In order to cast Metro-Goldwyn-Mayer contract player Tracy in the film, MGM bought the distribution rights to State of the Union. While most of the major actors in the film were under contract to MGM, Capra's own company, Liberty Films produced the film.

State of the Union was originally budgeted at $2.6 million and came in $450,000 under budget. Principal photography took place between September 29 and December 6, 1947.

==Reception==
State of the Union was reviewed by Bosley Crowther in The New York Times. He noted: "regardless of partisan reactions—and there are bound to be plenty of those, in view of the frank and intensely topical nature of the yarn—it cannot be denied that this picture which Frank Capra has made from the popular Lindsay-Crouse stage play, is a slick piece of screen satire."

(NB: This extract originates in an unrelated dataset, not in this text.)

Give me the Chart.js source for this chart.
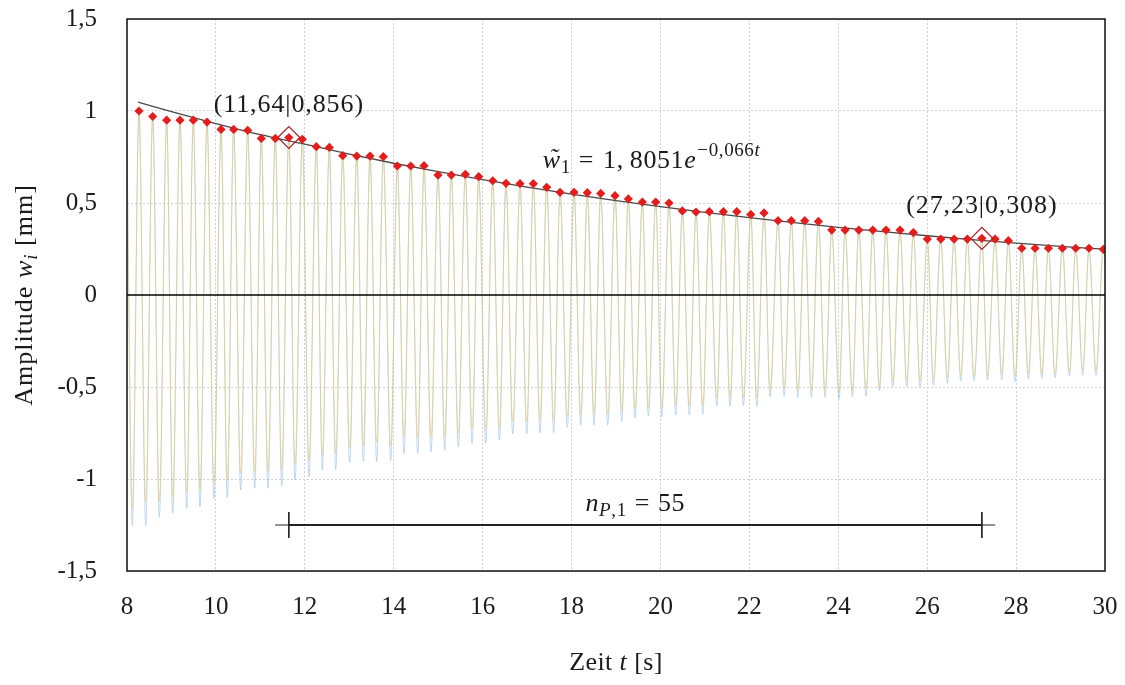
<!DOCTYPE html>
<html>
<head>
<meta charset="utf-8">
<script src="https://cdn.jsdelivr.net/npm/chart.js@4.4.1/dist/chart.umd.min.js"></script>
<style>
  html, body { margin: 0; padding: 0; background: #fff; }
  #wrap { width: 1125px; height: 685px; }
</style>
</head>
<body>
<div id="wrap"><canvas id="c" width="1125" height="685"></canvas></div>
<script>
// ---- axes ----
const xTickValues = [8, 10, 12, 14, 16, 18, 20, 22, 24, 26, 28, 30];
const yTickValues = [-1.5, -1, -0.5, 0, 0.5, 1, 1.5];
const yTickLabels = ['-1,5', '-1', '-0,5', '0', '0,5', '1', '1,5'];

// ---- oscillation maxima (red diamonds) ----
const peakTimes = [
  8.27, 8.578, 8.893, 9.192, 9.492, 9.80, 10.115, 10.40, 10.715, 11.021,
  11.336, 11.64, 11.944, 12.259, 12.551, 12.853, 13.168, 13.467, 13.766, 14.081,
  14.382, 14.682, 14.997, 15.296, 15.611, 15.912, 16.227, 16.526, 16.841, 17.141,
  17.442, 17.741, 18.056, 18.355, 18.657, 18.978, 19.278, 19.593, 19.894, 20.193,
  20.493, 20.801, 21.10, 21.415, 21.717, 22.032, 22.33, 22.645, 22.945, 23.246,
  23.553, 23.853, 24.153, 24.461, 24.776, 25.075, 25.39, 25.69, 26.004, 26.306,
  26.605, 26.904, 27.23, 27.528, 27.827, 28.128, 28.427, 28.727, 29.042, 29.341,
  29.64, 29.962
];
const peakValues = [
  1.0, 0.97, 0.95, 0.95, 0.95, 0.94, 0.90, 0.90, 0.895, 0.851,
  0.851, 0.856, 0.846, 0.806, 0.802, 0.757, 0.755, 0.755, 0.752, 0.701,
  0.701, 0.703, 0.652, 0.652, 0.656, 0.643, 0.621, 0.607, 0.605, 0.605,
  0.585, 0.558, 0.558, 0.556, 0.552, 0.54, 0.522, 0.505, 0.505, 0.50,
  0.457, 0.451, 0.453, 0.453, 0.453, 0.438, 0.446, 0.404, 0.404, 0.404,
  0.40, 0.353, 0.353, 0.353, 0.353, 0.353, 0.353, 0.339, 0.304, 0.304,
  0.304, 0.304, 0.308, 0.304, 0.295, 0.254, 0.254, 0.254, 0.254, 0.254,
  0.254, 0.248
];

// ---- oscillation minima ----
const troughTimes = [
  8.119, 8.421, 8.727, 9.028, 9.343, 9.642, 9.957, 10.256, 10.558, 10.873,
  11.172, 11.48, 11.78, 12.094, 12.394, 12.695, 13.01, 13.316, 13.618, 13.932,
  14.232, 14.54, 14.839, 15.147, 15.453, 15.762, 16.07, 16.376, 16.677, 16.992,
  17.291, 17.599, 17.906, 18.207, 18.506, 18.814, 19.129, 19.429, 19.728, 20.029,
  20.344, 20.65, 20.952, 21.267, 21.566, 21.865, 22.166, 22.466, 22.781, 23.089,
  23.395, 23.703, 24.018, 24.317, 24.625, 24.925, 25.226, 25.541, 25.84, 26.139,
  26.454, 26.756, 27.055, 27.354, 27.678, 27.977, 28.277, 28.578, 28.877, 29.199,
  29.5, 29.799
];
const troughBlue = [
  -1.254, -1.254, -1.205, -1.186, -1.159, -1.15, -1.105, -1.10, -1.06, -1.05,
  -1.05, -1.038, -1.005, -0.987, -0.951, -0.95, -0.91, -0.902, -0.906, -0.90,
  -0.861, -0.861, -0.852, -0.846, -0.824, -0.806, -0.806, -0.788, -0.755, -0.755,
  -0.75, -0.748, -0.719, -0.707, -0.707, -0.707, -0.688, -0.67, -0.658, -0.661,
  -0.652, -0.652, -0.647, -0.603, -0.605, -0.60, -0.607, -0.553, -0.55, -0.556,
  -0.553, -0.556, -0.567, -0.553, -0.549, -0.52, -0.498, -0.498, -0.498, -0.489,
  -0.48, -0.466, -0.466, -0.462, -0.46, -0.471, -0.458, -0.453, -0.45, -0.44,
  -0.435, -0.435
];
const troughYellow = [
  -1.16, -1.12, -1.12, -1.10, -1.07, -1.06, -1.02, -1.01, -0.97, -0.96,
  -0.96, -0.95, -0.92, -0.90, -0.87, -0.86, -0.83, -0.82, -0.80, -0.82,
  -0.77, -0.78, -0.77, -0.77, -0.75, -0.73, -0.73, -0.72, -0.69, -0.69,
  -0.68, -0.68, -0.66, -0.65, -0.65, -0.65, -0.63, -0.62, -0.61, -0.61,
  -0.60, -0.60, -0.60, -0.56, -0.56, -0.56, -0.56, -0.52, -0.51, -0.52,
  -0.52, -0.52, -0.53, -0.52, -0.51, -0.50, -0.47, -0.47, -0.47, -0.46,
  -0.45, -0.44, -0.44, -0.44, -0.43, -0.44, -0.43, -0.43, -0.43, -0.42,
  -0.41, -0.41
];
// signal values at the left and right border of the window [t, w]
const signalStart = [8.0, 0.82];
const signalEnd = [30.0, 0.2];

// ---- exponential envelope fit ----
const fitTimes  = [8.25, 9, 10, 11, 12, 13, 14, 15, 16, 17, 18, 19, 20, 21, 22, 23, 24, 25, 26, 27, 28, 29, 30];
const fitValues = [1.048, 0.997, 0.932, 0.871, 0.820, 0.766, 0.716, 0.670, 0.627, 0.586, 0.548, 0.513, 0.480,
                   0.449, 0.420, 0.393, 0.368, 0.344, 0.322, 0.301, 0.282, 0.264, 0.249];
const fitAmplitude = ['1,', '8051'];
const fitExponent = '\u22120,066';

// ---- marked maxima used for the period count ----
const markTimes  = [11.64, 27.23];
const markValues = [0.856, 0.308];
const periodCount = 55;
const periodLevel = -1.25;
const periodExtent = [11.33, 27.53];

// ---------------------------------------------------------------
const SERIF = "'Liberation Serif', 'Times New Roman', serif";
const INK = '#1b1b1b';

function signalPoints(troughs) {
  const pts = [{ x: signalStart[0], y: signalStart[1] }];
  for (let i = 0; i < peakTimes.length; i++) {
    pts.push({ x: troughTimes[i], y: troughs[i] });
    pts.push({ x: peakTimes[i], y: peakValues[i] });
  }
  pts.push({ x: signalEnd[0], y: signalEnd[1] });
  return pts;
}

const deComma = (v, d) => v.toFixed(d).replace('.', ',');

// draws a run of text pieces (italic / sub / superscript) on one baseline
function drawRich(ctx, parts, x, y, align, spacing) {
  ctx.letterSpacing = (spacing || 0) + 'px';
  let total = 0;
  for (const p of parts) {
    const size = p.size || 26;
    ctx.font = (p.it ? 'italic ' : '') + size + 'px ' + SERIF;
    p._w = ctx.measureText(p.t).width + (p.gap || 0) + (p.pre || 0);
    total += p._w;
  }
  let cx = align === 'center' ? x - total / 2 : x;
  ctx.fillStyle = INK;
  ctx.textBaseline = 'alphabetic';
  ctx.textAlign = 'left';
  for (const p of parts) {
    const size = p.size || 26;
    ctx.font = (p.it ? 'italic ' : '') + size + 'px ' + SERIF;
    ctx.fillText(p.t, cx + (p.pre || 0), y + (p.dy || 0));
    if (p.accent) {
      const w = ctx.measureText(p.t).width;
      ctx.textAlign = 'center';
      ctx.fillText(p.accent, cx + (p.pre || 0) + w / 2 + 2, y + (p.dy || 0) - 2);
      ctx.textAlign = 'left';
    }
    cx += p._w;
  }
  ctx.letterSpacing = '0px';
}

const overlay = {
  id: 'overlay',
  afterDatasetsDraw(chart) {
    const { ctx, chartArea: a, scales: { x, y } } = chart;
    ctx.save();
    // zero line on top of the signals
    ctx.strokeStyle = '#000';
    ctx.lineWidth = 1.6;
    ctx.beginPath();
    const y0 = y.getPixelForValue(0);
    ctx.moveTo(a.left, y0);
    ctx.lineTo(a.right, y0);
    ctx.stroke();
    // frame
    ctx.strokeStyle = '#111';
    ctx.lineWidth = 1.5;
    ctx.strokeRect(a.left, a.top, a.right - a.left, a.bottom - a.top);

    // labels of the marked maxima
    for (let i = 0; i < markTimes.length; i++) {
      const px = x.getPixelForValue(markTimes[i]);
      const py = y.getPixelForValue(markValues[i]);
      drawRich(ctx, [{ t: '(' + deComma(markTimes[i], 2) + '|' + deComma(markValues[i], 3) + ')' }], px, py - 25, 'center', 0.9);
    }

    // fit equation
    drawRich(ctx, [
      { t: 'w', it: true, accent: '\u02DC' },
      { t: '1', size: 19, dy: 5, gap: 8 },
      { t: '=', gap: 9 },
      { t: fitAmplitude[0], gap: 6 },
      { t: fitAmplitude[1] },
      { t: 'e', it: true, gap: 1 },
      { t: fitExponent, size: 19, dy: -12 },
      { t: 't', it: true, size: 19, dy: -12 }
    ], x.getPixelForValue(19.8), y.getPixelForValue(0.69), 'center', 0.6);

    // period count label
    const mid = (markTimes[0] + markTimes[1]) / 2;
    drawRich(ctx, [
      { t: 'n', it: true },
      { t: 'P', it: true, size: 19, dy: 5 },
      { t: ',1', size: 19, dy: 5, gap: 8 },
      { t: '=', gap: 8 },
      { t: String(periodCount) }
    ], x.getPixelForValue(mid), y.getPixelForValue(periodLevel) - 14, 'center', 0.6);

    // axis titles
    drawRich(ctx, [
      { t: 'Zeit ' }, { t: 't', it: true }, { t: ' [s]' }
    ], (a.left + a.right) / 2, 670, 'center', 0.4);

    ctx.translate(32, (a.top + a.bottom) / 2);
    ctx.rotate(-Math.PI / 2);
    drawRich(ctx, [
      { t: 'Amplitude ' }, { t: 'w', it: true }, { t: 'i', it: true, size: 19, dy: 5 }, { t: ' [mm]' }
    ], 0, 0, 'center', 1);
    ctx.restore();
  }
};

const tickFont = { family: SERIF, size: 25 };

new Chart(document.getElementById('c'), {
  type: 'line',
  data: {
    datasets: [
      {
        data: signalPoints(troughBlue),
        borderColor: 'rgba(150,190,230,0.6)', borderWidth: 1,
        pointRadius: 0, cubicInterpolationMode: 'monotone', order: 6
      },
      {
        data: signalPoints(troughYellow),
        borderColor: 'rgba(236,200,100,0.55)', borderWidth: 1,
        pointRadius: 0, cubicInterpolationMode: 'monotone', order: 5
      },
      {
        data: fitTimes.map((t, i) => ({ x: t, y: fitValues[i] })),
        borderColor: '#4a4a4a', borderWidth: 1.3,
        pointRadius: 0, cubicInterpolationMode: 'monotone', order: 3
      },
      {
        data: peakTimes.map((t, i) => ({ x: t, y: peakValues[i] })),
        showLine: false, pointStyle: 'rectRot', pointRadius: 4.6,
        pointBackgroundColor: '#e41c1c', pointBorderWidth: 0, order: 2
      },
      {
        data: markTimes.map((t, i) => ({ x: t, y: markValues[i] })),
        showLine: false, pointStyle: 'rectRot', pointRadius: 11,
        pointBackgroundColor: 'rgba(0,0,0,0)', pointBorderColor: '#b02020', pointBorderWidth: 1.2, order: 1
      },
      // period count bracket
      {
        data: periodExtent.map(t => ({ x: t, y: periodLevel })),
        borderColor: '#222', borderWidth: 1, pointRadius: 0, order: 4
      },
      {
        data: markTimes.map(t => ({ x: t, y: periodLevel })),
        borderColor: '#222', borderWidth: 2, pointRadius: 0, order: 4
      },
      {
        data: [{ x: markTimes[0], y: periodLevel + 0.07 }, { x: markTimes[0], y: periodLevel - 0.07 }],
        borderColor: '#222', borderWidth: 1, pointRadius: 0, order: 4
      },
      {
        data: [{ x: markTimes[1], y: periodLevel + 0.07 }, { x: markTimes[1], y: periodLevel - 0.07 }],
        borderColor: '#222', borderWidth: 1, pointRadius: 0, order: 4
      }
    ]
  },
  options: {
    responsive: false,
    animation: false,
    devicePixelRatio: 1,
    layout: { padding: { left: 0, right: 20, top: 19, bottom: 0 } },
    plugins: { legend: { display: false }, tooltip: { enabled: false } },
    scales: {
      x: {
        type: 'linear', min: 8, max: 30,
        afterBuildTicks: s => { s.ticks = xTickValues.map(v => ({ value: v })); },
        afterFit: s => { s.height = 114; s.paddingLeft = 0; s.paddingRight = 0; },
        ticks: { font: tickFont, color: INK, padding: 21, maxRotation: 0, callback: v => String(v) },
        grid: { color: '#cfcfcf', lineWidth: 1, drawTicks: false },
        border: { display: false, dash: [2, 2] }
      },
      y: {
        type: 'linear', min: -1.5, max: 1.5,
        afterBuildTicks: s => { s.ticks = yTickValues.map(v => ({ value: v })); },
        afterFit: s => { s.width = 127; s.paddingTop = 0; s.paddingBottom = 0; },
        ticks: { font: tickFont, color: INK, padding: 30,
                 callback: v => yTickLabels[yTickValues.indexOf(v)] },
        grid: { color: c => (c.tick && c.tick.value === 0 ? 'rgba(0,0,0,0)' : '#cfcfcf'), lineWidth: 1, drawTicks: false },
        border: { display: false, dash: [2, 2] }
      }
    }
  },
  plugins: [overlay]
});
</script>
</body>
</html>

Shortly after completion, State of the Union was screened exclusively for President Harry Truman and reportedly helped convince him to run for office again.

==Home media==
Capra’s Liberty Films bought the rights of State of the Union after its initial theatrical release. After his company folded, Liberty’s assets were acquired by Paramount Pictures, which later sold most of its pre-1950 film library, including State of the Union, to the EMKA subsidiary of what is now Universal.

It has been released in the U.S. on VHS, LaserDisc, DVD, and Blu-ray and in various other territories on DVD. In 2017, French company Movinside released a remastered edition on Blu-ray and DVD. The film was later released on Blu-ray by Indicator in the U.K.